Harris tiene un plan que, aunque es pronto para saber si verdaderamente devolverá a los indecisos y a las clases medias la fuerza necesaria para votar por ella, sí es más de lo que su contrincante puede ofrecer. Se trata de un plan en el que no se beneficia únicamente a los ricos, donde todo no está formulado desde la posición de fuerza y desde donde, como ella mencionó, se asume el papel de las responsabilidades que genera a un imperio ser la mayor potencia del planeta.

Fue un gran debate. Un debate que los políticos, los presidentes, los que entran y los que salen, deben mirar con mucho cuidado ya que, aunque sea en el caso de México, no cabe esperar ninguna situación de piedad o entendimiento hacia nuestra realidad. Somos el primer problema de la seguridad interna del país del debate y, naturalmente, llegue quien llegue y gane quien gane, el Estado profundo tiene como primera obligación combatir los elementos domésticos e internacionales que le puedan debilitar. Ergo, más pronto que tarde, el estallido sobre las cuestiones pendientes con nuestro país se va a producir.
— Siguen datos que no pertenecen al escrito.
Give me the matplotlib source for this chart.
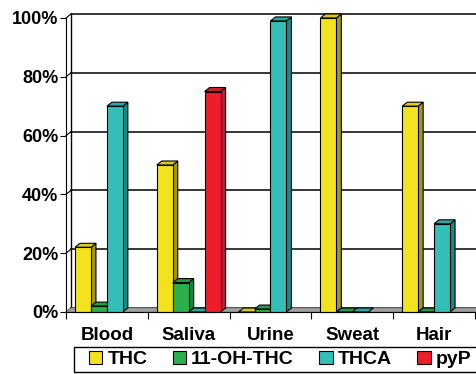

Por lo demás, me impresionó la cantidad de estadounidenses que –un día después del abandono de la contienda por parte de Joe Biden– están dispuestos a apoyar económica y moralmente la candidatura de Kamala Harris. Si ya metieron la mano a sus bolsillos para donar cualquier cantidad de dinero de acuerdo con sus posibilidades, tengo pocas dudas sobre que no terminen haciendo caso a lo que su corazón les dicta y terminen votando por ella el próximo mes de noviembre.

El pasado martes, Harris dijo muchas cosas importantes, probablemente la más importante haya sido la de enseñar al mundo que ahora el viejo es Trump –que efectivamente lo es– y que el mundo necesita una nueva generación de políticos. Esperemos en Dios que la nueva generación resulte ser mejor que la que fuimos capaces de crear un mundo donde reina el caos, el odio y las crisis.